** start of Available data **

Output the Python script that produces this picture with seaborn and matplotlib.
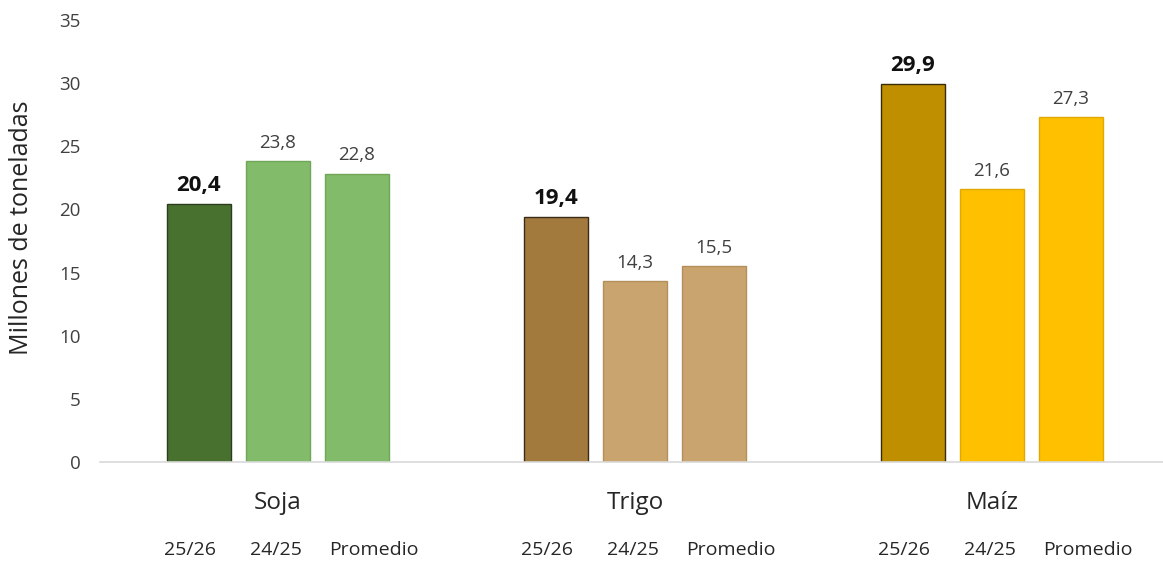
import matplotlib
matplotlib.use("Agg")
import matplotlib.pyplot as plt
import seaborn as sns
import pandas as pd

crops = ["Soja", "Trigo", "Maíz"]
campaigns = ["25/26", "24/25", "Promedio"]
soja = [20.4, 23.8, 22.8]
trigo = [19.4, 14.3, 15.5]
maiz = [29.9, 21.6, 27.3]
yticks = [0, 5, 10, 15, 20, 25, 30, 35]

fill_colors = {
    "Soja": ["#48702f", "#82bb6a", "#82bb6a"],
    "Trigo": ["#a27a3e", "#c9a46e", "#c9a46e"],
    "Maíz": ["#bf8f00", "#ffc000", "#ffc000"],
}
edge_colors = {
    "Soja": ["#2a3d1c", "#6fa657", "#6fa657"],
    "Trigo": ["#3a2c18", "#b38f5c", "#b38f5c"],
    "Maíz": ["#3a2c08", "#e0a800", "#e0a800"],
}

rows = []
for crop, vals in zip(crops, [soja, trigo, maiz]):
    for camp, v in zip(campaigns, vals):
        rows.append({"crop": crop, "campaign": camp, "value": v})
df = pd.DataFrame(rows)

sns.set_theme(style="white")
plt.rcParams["font.family"] = ["Open Sans", "Liberation Sans", "DejaVu Sans"]

fig = plt.figure(figsize=(11.63, 5.63), dpi=100)
ax = fig.add_axes([100 / 1163, 101 / 563, 1063 / 1163, 442 / 563])

sns.barplot(data=df, x="crop", y="value", hue="campaign", order=crops,
            hue_order=campaigns, width=0.664, gap=0.2, ax=ax,
            legend=False, errorbar=None)

for hi, cont in enumerate(ax.containers):
    for ci, bar in enumerate(cont):
        crop = crops[ci]
        bar.set_facecolor(fill_colors[crop][hi])
        bar.set_edgecolor(edge_colors[crop][hi])
        bar.set_linewidth(1.0)
        h = bar.get_height()
        xc = bar.get_x() + bar.get_width() / 2
        label = f"{h:.1f}".replace(".", ",")
        if hi == 0:
            ax.annotate(label, (xc, h), xytext=(0, 6), textcoords="offset points",
                        ha="center", va="bottom", fontsize=16, fontweight="bold",
                        color="#111111")
        else:
            ax.annotate(label, (xc, h), xytext=(0, 7), textcoords="offset points",
                        ha="center", va="bottom", fontsize=13.5, color="#404040")
        offs = [-0.025, -0.005, 0.048][hi]
        ax.text(xc + offs, -0.2, campaigns[hi], transform=ax.get_xaxis_transform(),
                ha="center", va="center", fontsize=14, color="#262626")

ax.set_xlim(-0.4986, 2.479)
ax.set_ylim(0, 35)
ax.set_yticks(yticks)
ax.set_yticklabels([str(t) for t in yticks], fontsize=13.5, color="#404040")
ax.tick_params(axis="y", length=0, pad=14)
ax.tick_params(axis="x", length=0, pad=21, labelsize=17.5, labelcolor="#262626")
ax.set_xlabel("")
ax.set_ylabel("Millones de toneladas", fontsize=18, color="#262626")
ax.yaxis.set_label_coords(-0.062, 0.53)
for s in ["top", "right", "left"]:
    ax.spines[s].set_visible(False)
ax.spines["bottom"].set_color("#d9d9d9")
ax.spines["bottom"].set_linewidth(1.2)

fig.savefig("out.png", dpi=100)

** end of Available data **

Given problem
Transcribe the listing above verbatim. Omit the pictures.

In response
Output the Python script that produces this picture with seaborn and matplotlib.
import matplotlib
matplotlib.use("Agg")
import matplotlib.pyplot as plt
import seaborn as sns
import pandas as pd

crops = ["Soja", "Trigo", "Maíz"]
campaigns = ["25/26", "24/25", "Promedio"]
soja = [20.4, 23.8, 22.8]
trigo = [19.4, 14.3, 15.5]
maiz = [29.9, 21.6, 27.3]
yticks = [0, 5, 10, 15, 20, 25, 30, 35]

fill_colors = {
    "Soja": ["#48702f", "#82bb6a", "#82bb6a"],
    "Trigo": ["#a27a3e", "#c9a46e", "#c9a46e"],
    "Maíz": ["#bf8f00", "#ffc000", "#ffc000"],
}
edge_colors = {
    "Soja": ["#2a3d1c", "#6fa657", "#6fa657"],
    "Trigo": ["#3a2c18", "#b38f5c", "#b38f5c"],
    "Maíz": ["#3a2c08", "#e0a800", "#e0a800"],
}

rows = []
for crop, vals in zip(crops, [soja, trigo, maiz]):
    for camp, v in zip(campaigns, vals):
        rows.append({"crop": crop, "campaign": camp, "value": v})
df = pd.DataFrame(rows)

sns.set_theme(style="white")
plt.rcParams["font.family"] = ["Open Sans", "Liberation Sans", "DejaVu Sans"]

fig = plt.figure(figsize=(11.63, 5.63), dpi=100)
ax = fig.add_axes([100 / 1163, 101 / 563, 1063 / 1163, 442 / 563])

sns.barplot(data=df, x="crop", y="value", hue="campaign", order=crops,
            hue_order=campaigns, width=0.664, gap=0.2, ax=ax,
            legend=False, errorbar=None)

for hi, cont in enumerate(ax.containers):
    for ci, bar in enumerate(cont):
        crop = crops[ci]
        bar.set_facecolor(fill_colors[crop][hi])
        bar.set_edgecolor(edge_colors[crop][hi])
        bar.set_linewidth(1.0)
        h = bar.get_height()
        xc = bar.get_x() + bar.get_width() / 2
        label = f"{h:.1f}".replace(".", ",")
        if hi == 0:
            ax.annotate(label, (xc, h), xytext=(0, 6), textcoords="offset points",
                        ha="center", va="bottom", fontsize=16, fontweight="bold",
                        color="#111111")
        else:
            ax.annotate(label, (xc, h), xytext=(0, 7), textcoords="offset points",
                        ha="center", va="bottom", fontsize=13.5, color="#404040")
        offs = [-0.025, -0.005, 0.048][hi]
        ax.text(xc + offs, -0.2, campaigns[hi], transform=ax.get_xaxis_transform(),
                ha="center", va="center", fontsize=14, color="#262626")

ax.set_xlim(-0.4986, 2.479)
ax.set_ylim(0, 35)
ax.set_yticks(yticks)
ax.set_yticklabels([str(t) for t in yticks], fontsize=13.5, color="#404040")
ax.tick_params(axis="y", length=0, pad=14)
ax.tick_params(axis="x", length=0, pad=21, labelsize=17.5, labelcolor="#262626")
ax.set_xlabel("")
ax.set_ylabel("Millones de toneladas", fontsize=18, color="#262626")
ax.yaxis.set_label_coords(-0.062, 0.53)
for s in ["top", "right", "left"]:
    ax.spines[s].set_visible(False)
ax.spines["bottom"].set_color("#d9d9d9")
ax.spines["bottom"].set_linewidth(1.2)

fig.savefig("out.png", dpi=100)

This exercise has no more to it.